(Plotting code records)
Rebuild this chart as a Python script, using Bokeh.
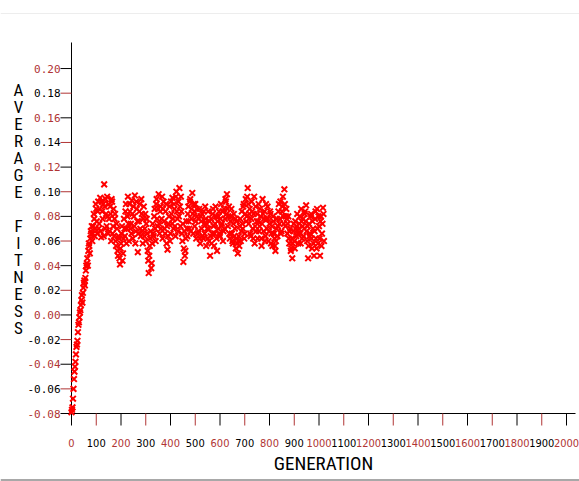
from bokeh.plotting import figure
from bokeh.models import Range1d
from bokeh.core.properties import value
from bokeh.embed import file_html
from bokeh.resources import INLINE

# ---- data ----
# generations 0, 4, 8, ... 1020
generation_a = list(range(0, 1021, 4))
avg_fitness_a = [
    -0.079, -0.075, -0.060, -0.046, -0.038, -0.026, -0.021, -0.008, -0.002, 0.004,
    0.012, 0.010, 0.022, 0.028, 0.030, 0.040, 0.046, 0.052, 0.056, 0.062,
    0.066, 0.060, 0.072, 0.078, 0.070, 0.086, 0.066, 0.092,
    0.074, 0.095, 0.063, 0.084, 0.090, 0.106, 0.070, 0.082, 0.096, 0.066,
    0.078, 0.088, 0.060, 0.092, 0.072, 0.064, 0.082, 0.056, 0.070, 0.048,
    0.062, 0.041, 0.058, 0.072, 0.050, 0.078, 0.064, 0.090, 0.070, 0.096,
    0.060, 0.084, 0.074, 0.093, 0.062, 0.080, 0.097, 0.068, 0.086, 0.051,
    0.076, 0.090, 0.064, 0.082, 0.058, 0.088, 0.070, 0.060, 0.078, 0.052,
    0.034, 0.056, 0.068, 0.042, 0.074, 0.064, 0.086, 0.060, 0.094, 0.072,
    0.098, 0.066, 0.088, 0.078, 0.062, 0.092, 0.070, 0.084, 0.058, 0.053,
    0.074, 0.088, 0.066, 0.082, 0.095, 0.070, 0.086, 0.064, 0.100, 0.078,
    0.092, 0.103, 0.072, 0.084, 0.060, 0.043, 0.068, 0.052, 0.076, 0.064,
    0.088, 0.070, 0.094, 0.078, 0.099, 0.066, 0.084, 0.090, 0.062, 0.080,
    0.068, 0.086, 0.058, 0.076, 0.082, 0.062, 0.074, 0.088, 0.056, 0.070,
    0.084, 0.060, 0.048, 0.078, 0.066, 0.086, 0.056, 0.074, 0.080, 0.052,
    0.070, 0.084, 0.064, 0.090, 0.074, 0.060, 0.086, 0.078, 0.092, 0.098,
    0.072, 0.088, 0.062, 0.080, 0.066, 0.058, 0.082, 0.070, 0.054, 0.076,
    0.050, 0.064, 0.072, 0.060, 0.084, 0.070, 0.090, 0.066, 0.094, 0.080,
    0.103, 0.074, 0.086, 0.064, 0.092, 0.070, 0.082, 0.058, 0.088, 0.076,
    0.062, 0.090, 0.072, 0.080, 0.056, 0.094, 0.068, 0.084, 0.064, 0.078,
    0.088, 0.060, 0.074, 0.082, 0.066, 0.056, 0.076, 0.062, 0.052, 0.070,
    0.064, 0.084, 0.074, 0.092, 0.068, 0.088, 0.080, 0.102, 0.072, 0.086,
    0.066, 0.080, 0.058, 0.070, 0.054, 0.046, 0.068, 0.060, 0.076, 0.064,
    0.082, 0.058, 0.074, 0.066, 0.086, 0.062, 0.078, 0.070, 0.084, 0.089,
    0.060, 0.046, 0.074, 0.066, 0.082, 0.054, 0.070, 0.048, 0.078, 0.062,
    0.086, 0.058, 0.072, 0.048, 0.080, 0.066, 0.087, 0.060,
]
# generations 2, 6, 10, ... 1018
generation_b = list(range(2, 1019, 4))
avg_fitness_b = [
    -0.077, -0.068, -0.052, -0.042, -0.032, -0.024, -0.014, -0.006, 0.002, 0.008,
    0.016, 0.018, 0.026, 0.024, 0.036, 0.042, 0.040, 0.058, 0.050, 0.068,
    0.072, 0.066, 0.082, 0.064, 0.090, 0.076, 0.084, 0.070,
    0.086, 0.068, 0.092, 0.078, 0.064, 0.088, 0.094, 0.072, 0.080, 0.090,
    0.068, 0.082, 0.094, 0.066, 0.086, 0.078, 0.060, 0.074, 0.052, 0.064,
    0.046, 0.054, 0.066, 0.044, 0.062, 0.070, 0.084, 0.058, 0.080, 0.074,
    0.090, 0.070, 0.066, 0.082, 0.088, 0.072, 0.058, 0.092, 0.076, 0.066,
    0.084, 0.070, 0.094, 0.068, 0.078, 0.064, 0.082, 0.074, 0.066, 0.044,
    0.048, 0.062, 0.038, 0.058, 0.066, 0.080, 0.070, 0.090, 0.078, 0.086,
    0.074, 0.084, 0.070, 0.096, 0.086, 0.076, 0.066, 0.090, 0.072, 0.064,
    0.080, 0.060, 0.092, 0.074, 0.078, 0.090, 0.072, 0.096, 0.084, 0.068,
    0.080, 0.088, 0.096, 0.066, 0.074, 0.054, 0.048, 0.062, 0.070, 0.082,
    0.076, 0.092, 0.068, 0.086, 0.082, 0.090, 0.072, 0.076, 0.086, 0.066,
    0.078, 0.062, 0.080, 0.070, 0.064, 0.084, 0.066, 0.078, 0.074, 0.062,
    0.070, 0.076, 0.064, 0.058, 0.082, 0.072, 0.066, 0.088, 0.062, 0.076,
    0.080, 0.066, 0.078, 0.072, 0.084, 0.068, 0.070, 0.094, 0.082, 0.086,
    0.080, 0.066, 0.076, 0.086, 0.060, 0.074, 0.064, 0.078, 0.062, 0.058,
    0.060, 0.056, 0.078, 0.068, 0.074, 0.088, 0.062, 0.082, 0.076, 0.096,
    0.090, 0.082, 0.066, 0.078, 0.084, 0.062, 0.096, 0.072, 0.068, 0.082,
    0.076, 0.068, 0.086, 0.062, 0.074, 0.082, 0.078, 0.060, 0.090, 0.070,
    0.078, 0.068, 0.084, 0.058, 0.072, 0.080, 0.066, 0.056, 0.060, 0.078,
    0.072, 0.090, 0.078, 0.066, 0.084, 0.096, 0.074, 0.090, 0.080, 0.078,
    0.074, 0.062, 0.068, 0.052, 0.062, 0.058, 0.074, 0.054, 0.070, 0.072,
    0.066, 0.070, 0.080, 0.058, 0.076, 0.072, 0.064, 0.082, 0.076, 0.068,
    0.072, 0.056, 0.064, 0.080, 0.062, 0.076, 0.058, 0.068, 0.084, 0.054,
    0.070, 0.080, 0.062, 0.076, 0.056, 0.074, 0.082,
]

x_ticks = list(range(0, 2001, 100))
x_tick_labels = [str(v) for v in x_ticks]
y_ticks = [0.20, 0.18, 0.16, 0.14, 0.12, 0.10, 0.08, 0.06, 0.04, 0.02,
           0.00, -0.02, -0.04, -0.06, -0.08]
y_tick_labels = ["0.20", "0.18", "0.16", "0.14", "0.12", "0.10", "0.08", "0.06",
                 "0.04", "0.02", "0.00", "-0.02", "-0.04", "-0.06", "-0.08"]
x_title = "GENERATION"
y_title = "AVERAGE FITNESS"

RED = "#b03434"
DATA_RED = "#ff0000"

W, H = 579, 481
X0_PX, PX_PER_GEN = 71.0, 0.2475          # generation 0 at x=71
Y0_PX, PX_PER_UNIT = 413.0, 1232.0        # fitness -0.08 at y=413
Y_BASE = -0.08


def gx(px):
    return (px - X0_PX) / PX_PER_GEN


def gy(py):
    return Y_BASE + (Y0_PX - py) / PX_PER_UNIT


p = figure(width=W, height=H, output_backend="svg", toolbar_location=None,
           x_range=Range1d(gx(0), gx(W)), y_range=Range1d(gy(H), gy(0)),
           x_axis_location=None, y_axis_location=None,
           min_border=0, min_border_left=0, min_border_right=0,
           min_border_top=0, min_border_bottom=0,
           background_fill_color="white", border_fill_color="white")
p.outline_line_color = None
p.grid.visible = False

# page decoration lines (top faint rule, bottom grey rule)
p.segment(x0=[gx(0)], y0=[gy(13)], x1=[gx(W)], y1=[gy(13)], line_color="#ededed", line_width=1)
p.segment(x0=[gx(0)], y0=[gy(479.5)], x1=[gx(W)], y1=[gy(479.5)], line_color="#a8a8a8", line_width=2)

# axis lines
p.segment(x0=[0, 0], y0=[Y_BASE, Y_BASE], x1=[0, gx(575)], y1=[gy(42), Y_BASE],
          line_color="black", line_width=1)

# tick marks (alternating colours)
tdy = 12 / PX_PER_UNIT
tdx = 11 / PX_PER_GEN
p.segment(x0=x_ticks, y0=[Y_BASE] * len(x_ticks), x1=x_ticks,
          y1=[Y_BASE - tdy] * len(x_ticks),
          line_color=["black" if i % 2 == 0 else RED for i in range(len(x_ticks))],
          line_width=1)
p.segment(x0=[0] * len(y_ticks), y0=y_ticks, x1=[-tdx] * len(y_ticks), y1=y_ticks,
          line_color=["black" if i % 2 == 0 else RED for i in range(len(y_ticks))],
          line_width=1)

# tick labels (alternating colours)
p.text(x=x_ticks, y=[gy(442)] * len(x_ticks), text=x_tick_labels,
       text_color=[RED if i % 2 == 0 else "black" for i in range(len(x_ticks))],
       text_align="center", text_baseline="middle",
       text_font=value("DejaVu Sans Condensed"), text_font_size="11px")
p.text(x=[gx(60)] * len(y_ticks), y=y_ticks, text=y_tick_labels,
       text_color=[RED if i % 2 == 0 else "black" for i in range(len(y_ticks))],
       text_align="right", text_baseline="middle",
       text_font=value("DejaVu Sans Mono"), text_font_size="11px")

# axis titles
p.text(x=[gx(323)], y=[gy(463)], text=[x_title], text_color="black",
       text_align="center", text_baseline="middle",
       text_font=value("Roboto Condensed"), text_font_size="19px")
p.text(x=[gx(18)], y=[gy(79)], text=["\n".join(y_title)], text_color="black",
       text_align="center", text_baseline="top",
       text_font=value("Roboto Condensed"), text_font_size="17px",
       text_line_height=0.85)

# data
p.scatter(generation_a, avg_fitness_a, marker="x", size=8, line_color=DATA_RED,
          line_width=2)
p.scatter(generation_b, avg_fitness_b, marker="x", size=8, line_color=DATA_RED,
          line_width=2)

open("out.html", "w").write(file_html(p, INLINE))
...
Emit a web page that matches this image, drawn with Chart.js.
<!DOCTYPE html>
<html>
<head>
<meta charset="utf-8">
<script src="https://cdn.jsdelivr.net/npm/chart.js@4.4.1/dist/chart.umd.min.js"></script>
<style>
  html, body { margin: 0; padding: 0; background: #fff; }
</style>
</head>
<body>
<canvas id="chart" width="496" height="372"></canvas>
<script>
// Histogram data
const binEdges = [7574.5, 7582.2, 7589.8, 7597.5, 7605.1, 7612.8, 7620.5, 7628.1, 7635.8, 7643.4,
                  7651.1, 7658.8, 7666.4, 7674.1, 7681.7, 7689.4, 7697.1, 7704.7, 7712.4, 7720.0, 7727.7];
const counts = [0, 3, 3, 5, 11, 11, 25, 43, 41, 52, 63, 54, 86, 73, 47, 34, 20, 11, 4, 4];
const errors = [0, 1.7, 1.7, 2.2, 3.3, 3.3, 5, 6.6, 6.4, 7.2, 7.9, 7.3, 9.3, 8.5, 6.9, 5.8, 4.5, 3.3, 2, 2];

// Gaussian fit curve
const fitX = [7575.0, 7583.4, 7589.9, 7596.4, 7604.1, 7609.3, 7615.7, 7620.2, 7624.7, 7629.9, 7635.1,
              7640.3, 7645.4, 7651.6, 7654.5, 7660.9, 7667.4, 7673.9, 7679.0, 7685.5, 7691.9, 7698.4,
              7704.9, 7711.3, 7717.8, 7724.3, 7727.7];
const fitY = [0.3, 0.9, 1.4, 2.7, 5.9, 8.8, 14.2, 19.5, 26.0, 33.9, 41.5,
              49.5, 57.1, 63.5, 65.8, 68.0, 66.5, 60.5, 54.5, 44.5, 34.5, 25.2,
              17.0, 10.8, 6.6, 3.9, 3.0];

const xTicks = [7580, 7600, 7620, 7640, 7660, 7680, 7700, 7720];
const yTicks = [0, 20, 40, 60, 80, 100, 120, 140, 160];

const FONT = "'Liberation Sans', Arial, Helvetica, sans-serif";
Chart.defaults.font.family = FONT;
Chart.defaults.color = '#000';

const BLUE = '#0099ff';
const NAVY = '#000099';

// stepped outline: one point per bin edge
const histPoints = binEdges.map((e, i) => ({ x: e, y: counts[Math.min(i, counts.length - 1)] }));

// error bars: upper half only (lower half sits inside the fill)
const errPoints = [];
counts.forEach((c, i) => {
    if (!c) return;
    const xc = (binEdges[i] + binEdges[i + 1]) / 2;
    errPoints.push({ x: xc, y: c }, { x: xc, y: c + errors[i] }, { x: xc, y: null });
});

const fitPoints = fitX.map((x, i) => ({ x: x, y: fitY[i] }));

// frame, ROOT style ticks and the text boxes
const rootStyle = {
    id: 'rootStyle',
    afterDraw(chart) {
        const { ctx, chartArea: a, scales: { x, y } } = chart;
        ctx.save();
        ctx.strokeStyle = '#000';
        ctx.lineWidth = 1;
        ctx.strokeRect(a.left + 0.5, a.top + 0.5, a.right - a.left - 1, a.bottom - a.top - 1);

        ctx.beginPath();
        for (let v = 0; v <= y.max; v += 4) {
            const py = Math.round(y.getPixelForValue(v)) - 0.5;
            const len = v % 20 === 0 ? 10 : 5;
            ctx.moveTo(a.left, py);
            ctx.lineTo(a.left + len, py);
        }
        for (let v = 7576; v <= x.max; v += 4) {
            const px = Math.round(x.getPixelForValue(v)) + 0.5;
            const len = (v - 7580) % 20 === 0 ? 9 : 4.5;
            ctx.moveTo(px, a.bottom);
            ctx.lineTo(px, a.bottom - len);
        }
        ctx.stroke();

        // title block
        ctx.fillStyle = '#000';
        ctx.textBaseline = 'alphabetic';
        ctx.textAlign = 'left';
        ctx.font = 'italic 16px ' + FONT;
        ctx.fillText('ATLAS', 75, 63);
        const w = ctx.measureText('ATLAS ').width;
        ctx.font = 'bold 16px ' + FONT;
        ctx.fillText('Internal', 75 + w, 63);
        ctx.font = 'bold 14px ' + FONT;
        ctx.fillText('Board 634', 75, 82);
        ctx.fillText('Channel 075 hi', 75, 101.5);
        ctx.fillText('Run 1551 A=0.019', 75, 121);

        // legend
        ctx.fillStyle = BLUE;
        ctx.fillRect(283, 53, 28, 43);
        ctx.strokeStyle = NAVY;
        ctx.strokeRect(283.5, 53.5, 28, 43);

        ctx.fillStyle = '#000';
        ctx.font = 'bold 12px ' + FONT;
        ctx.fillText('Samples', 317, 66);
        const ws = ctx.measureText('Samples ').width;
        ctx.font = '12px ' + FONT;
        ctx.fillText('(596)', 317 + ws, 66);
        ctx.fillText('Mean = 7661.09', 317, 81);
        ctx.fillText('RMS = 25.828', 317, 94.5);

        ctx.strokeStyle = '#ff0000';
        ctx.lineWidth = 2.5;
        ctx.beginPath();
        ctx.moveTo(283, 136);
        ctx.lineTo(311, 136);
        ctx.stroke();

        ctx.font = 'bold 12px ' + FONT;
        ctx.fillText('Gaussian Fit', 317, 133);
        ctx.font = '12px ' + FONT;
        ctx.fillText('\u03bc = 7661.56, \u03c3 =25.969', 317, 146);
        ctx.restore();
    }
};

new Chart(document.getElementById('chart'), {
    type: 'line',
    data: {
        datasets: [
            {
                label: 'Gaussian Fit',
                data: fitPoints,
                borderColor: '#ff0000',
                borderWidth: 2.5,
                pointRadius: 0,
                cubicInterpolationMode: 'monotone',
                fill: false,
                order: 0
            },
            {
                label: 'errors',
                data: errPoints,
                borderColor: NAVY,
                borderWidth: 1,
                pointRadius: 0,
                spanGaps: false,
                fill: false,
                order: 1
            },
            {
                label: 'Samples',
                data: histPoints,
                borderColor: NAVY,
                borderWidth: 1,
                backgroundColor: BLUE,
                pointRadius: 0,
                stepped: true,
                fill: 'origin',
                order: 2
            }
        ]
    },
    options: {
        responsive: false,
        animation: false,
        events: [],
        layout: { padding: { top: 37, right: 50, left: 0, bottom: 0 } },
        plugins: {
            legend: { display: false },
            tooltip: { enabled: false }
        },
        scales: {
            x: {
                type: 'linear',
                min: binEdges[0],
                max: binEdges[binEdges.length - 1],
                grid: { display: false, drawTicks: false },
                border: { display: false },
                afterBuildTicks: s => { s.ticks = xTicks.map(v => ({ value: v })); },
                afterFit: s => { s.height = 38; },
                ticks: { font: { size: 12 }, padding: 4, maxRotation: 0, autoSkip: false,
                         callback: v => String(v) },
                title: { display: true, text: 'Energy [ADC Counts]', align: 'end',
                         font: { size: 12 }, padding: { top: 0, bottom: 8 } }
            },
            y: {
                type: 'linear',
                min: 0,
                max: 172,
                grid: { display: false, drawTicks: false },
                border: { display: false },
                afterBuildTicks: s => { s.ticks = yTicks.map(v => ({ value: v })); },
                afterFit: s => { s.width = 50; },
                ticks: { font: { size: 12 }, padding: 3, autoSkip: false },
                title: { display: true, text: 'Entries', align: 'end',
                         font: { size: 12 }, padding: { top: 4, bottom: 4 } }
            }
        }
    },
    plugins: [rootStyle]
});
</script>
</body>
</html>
--
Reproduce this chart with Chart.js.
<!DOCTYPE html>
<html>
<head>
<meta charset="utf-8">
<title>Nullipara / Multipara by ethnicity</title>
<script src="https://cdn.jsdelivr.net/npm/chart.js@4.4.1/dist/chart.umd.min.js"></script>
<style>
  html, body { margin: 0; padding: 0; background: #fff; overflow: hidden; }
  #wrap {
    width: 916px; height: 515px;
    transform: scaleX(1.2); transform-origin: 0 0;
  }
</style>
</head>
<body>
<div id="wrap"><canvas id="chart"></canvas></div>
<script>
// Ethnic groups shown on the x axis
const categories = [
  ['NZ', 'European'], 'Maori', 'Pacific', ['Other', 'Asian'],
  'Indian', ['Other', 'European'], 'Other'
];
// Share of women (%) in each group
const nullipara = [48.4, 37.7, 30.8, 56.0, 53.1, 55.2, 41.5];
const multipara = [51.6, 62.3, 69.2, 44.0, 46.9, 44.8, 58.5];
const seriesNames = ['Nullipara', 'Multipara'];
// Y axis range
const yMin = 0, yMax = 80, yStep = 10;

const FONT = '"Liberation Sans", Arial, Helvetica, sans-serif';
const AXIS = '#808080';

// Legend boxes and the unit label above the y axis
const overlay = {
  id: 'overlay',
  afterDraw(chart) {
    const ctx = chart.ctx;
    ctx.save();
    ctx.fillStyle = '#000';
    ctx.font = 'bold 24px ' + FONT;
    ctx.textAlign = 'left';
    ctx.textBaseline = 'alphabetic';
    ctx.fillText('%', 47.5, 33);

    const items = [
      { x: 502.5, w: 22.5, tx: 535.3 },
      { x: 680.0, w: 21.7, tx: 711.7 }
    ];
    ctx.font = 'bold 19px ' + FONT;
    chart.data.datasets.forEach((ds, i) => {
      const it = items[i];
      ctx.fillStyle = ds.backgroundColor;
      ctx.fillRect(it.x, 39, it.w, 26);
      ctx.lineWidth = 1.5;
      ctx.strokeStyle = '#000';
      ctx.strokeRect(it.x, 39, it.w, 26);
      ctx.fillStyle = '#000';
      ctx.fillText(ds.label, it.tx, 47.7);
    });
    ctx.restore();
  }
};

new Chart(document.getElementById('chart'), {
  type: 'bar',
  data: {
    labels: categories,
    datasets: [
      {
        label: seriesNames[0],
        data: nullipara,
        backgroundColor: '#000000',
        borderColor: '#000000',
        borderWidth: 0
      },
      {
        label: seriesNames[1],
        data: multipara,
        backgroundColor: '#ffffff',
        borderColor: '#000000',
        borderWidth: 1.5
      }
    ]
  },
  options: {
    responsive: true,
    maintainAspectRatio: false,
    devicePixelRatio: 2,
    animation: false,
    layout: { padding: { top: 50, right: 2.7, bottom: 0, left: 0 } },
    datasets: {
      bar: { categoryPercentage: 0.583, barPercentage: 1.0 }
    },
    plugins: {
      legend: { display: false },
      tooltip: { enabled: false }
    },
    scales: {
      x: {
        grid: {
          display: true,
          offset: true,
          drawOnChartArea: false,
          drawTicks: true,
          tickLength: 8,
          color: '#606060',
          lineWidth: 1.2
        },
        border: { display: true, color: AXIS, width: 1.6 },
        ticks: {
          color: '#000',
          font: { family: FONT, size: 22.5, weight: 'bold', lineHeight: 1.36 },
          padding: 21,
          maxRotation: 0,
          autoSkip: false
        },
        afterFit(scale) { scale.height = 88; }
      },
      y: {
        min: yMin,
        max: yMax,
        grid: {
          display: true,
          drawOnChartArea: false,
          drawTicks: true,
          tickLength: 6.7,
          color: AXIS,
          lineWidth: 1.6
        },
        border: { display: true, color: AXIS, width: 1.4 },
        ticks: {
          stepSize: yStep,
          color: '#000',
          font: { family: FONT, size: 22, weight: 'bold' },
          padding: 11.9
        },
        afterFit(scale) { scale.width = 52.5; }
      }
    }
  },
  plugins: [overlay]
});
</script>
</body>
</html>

> **Exercise brief**: Look through the material and copy each line that has "with".

> **Answer below**:
Emit a web page that matches this image, drawn with Chart.js.
Reproduce this chart with Chart.js.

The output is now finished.